Você tem ideia de quantas pessoas são necessárias para um livro existir?
Ainda repasso o que aconteceu neste ano. Semana passada revi alguns pontos do mercado editorial e do meio literário. Sigo na mesma praia, mas agora resgato um bom momento pessoal.
Tive a alegria de ver "A Biblioteca no Fim do Túnel - Um Leitor em Seu Tempo" aparecer entre os dez finalistas do Prêmio Jabuti. O livro que lancei em 2023 pela Arquipélago concorreu na categoria Crônicas, vencida por Rosa Freire D'Aguiar com "Sempre Paris" (Companhia das Letras), que também levou o Livro do Ano.
Quem olha para uma obra qualquer e vê na capa o nome do autor talvez não faça ideia da quantidade de gente que, de alguma forma, está envolvida nesse trabalho. Começo indo para longe, bem longe.
Muitas pessoas foram responsáveis por colocar esse autor no rumo dos livros e da literatura. O meu caso chega a ser um clichê: pai leitor, mãe leitora e professores que me fizeram valorizar o brilho de grandes histórias, independentemente das bobagens que eu respondia nas provas.

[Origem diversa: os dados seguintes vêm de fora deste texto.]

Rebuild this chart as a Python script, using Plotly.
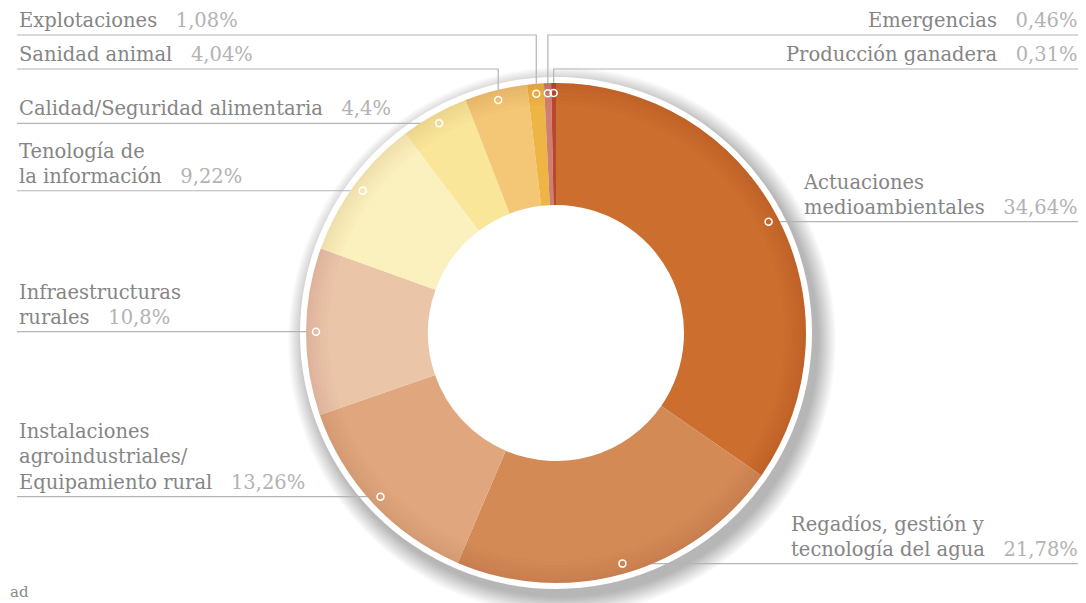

Nesse plano mais longínquo, ainda distante do livro em si, há as referências óbvias, nem tão óbvias, inimagináveis e as jamais assumidas que forjam nosso pensamento, nossas ideias. Penso aqui nos incontáveis autores que cruzam nossas vidas, nas muitas pessoas com quem conversamos sobre livros.
Vou além. Nas muitas pessoas com quem conversamos sobre qualquer outro assunto. Tudo pode, de algum modo, nos influenciar, seja por inspiração ou contraposição. Saber o que não queremos da vida é fundamental.
Um ou outro pode até jurar originalidade plena, mas mente. Todo mundo que escreve sempre carrega consigo aquilo que leu, viu, consumiu, discutiu, pensou, sublimou? Viveu. É um diálogo eterno e permanente, faça isso de forma consciente e explícita ou não.
Olhando para a trajetória de "A Biblioteca no Fim do Túnel", a coisa começa a ficar mais próxima quando penso na Bel, mulher que admiro pela inteligência, pelo rigor intelectual e pela retidão moral. É uma pessoa bela em todas as acepções da palavra.
Esposa e parceira de vida, é com a Bel que formo um lar tranquilo, acolhedor e seguro. Fernando, o cão, e Belinha, sempre, também têm papel nesse sentido. Sem essa casa e essa família o trabalho seria outro.
"A Biblioteca no Fim do Túnel" é uma reunião de textos que escrevi ao longo de dez anos. Editores, curadores, coordenadores e afins que me contrataram nesse período e possibilitaram que eu crescesse profissionalmente e me mantivesse financeiramente têm seu quinhão. Não trabalho sentado em herança, todo mês preciso me preocupar com as contas.
Daí chego ao livro propriamente dito. Uma vez escrito, só falta todo o demais. E é muita coisa, muita gente, pode acreditar.
Um editor —Tito Montenegro— topa publicar. No dia a dia, a preparadora —a Débora Sander— trabalha com afinco no texto. No meio do caminho, uma designer —Paula Hentges— elabora o projeto gráfico enquanto uma artista —Luísa Fantinel— cria a ilustração que dá cara ao livro.
Outra profissional —Thaís Leidens— começa a pensar em ações para divulgar a novidade. Em algum momento a revisão terá que ser feita (Alec Lisboa). E a editora só pode apostar na obra porque é uma empresa e tem alguém para cuidar da parte administrativa (Miréia Almeida).
Ficou decidido que seriam convidadas pessoas para escrever a orelha —Maria Esther Maciel— e o posfácio —Diego Assis—, outros que estão no time que admiro e agradeço. Sem eles, "A Biblioteca no Fim do Túnel" não existiria. Não da forma como chegou às livrarias, ao menos.
Certamente deixo alguém de fora e já antecipo o pedido de desculpas. A relação, no entanto, ainda não acabou. Tem o pessoal da gráfica, da distribuidora, das livrarias?
E até aqui pensei no livro fechado, sem cumprir o seu destino, sem passar pela etapa fundamental para existir de verdade, extrapole a mera materialidade física. Há ainda o elo mais importante de toda essa cadeia: o leitor.
Um livro fechado, sem leitor, não é absolutamente nada. Por outro lado, se desdobra sempre que alcança outra pessoa, ganha novas possibilidades de diálogos, interpretações e finalidades a cada novo leitor. O que faz um autor são seus leitores, como escrevi outro dia.
Diga o que disser até o mais recluso dos escritores, o mais confiante de sua originalidade e independência no mundo, ninguém faz nada sozinho.
Um livro sempre é um trabalho coletivo.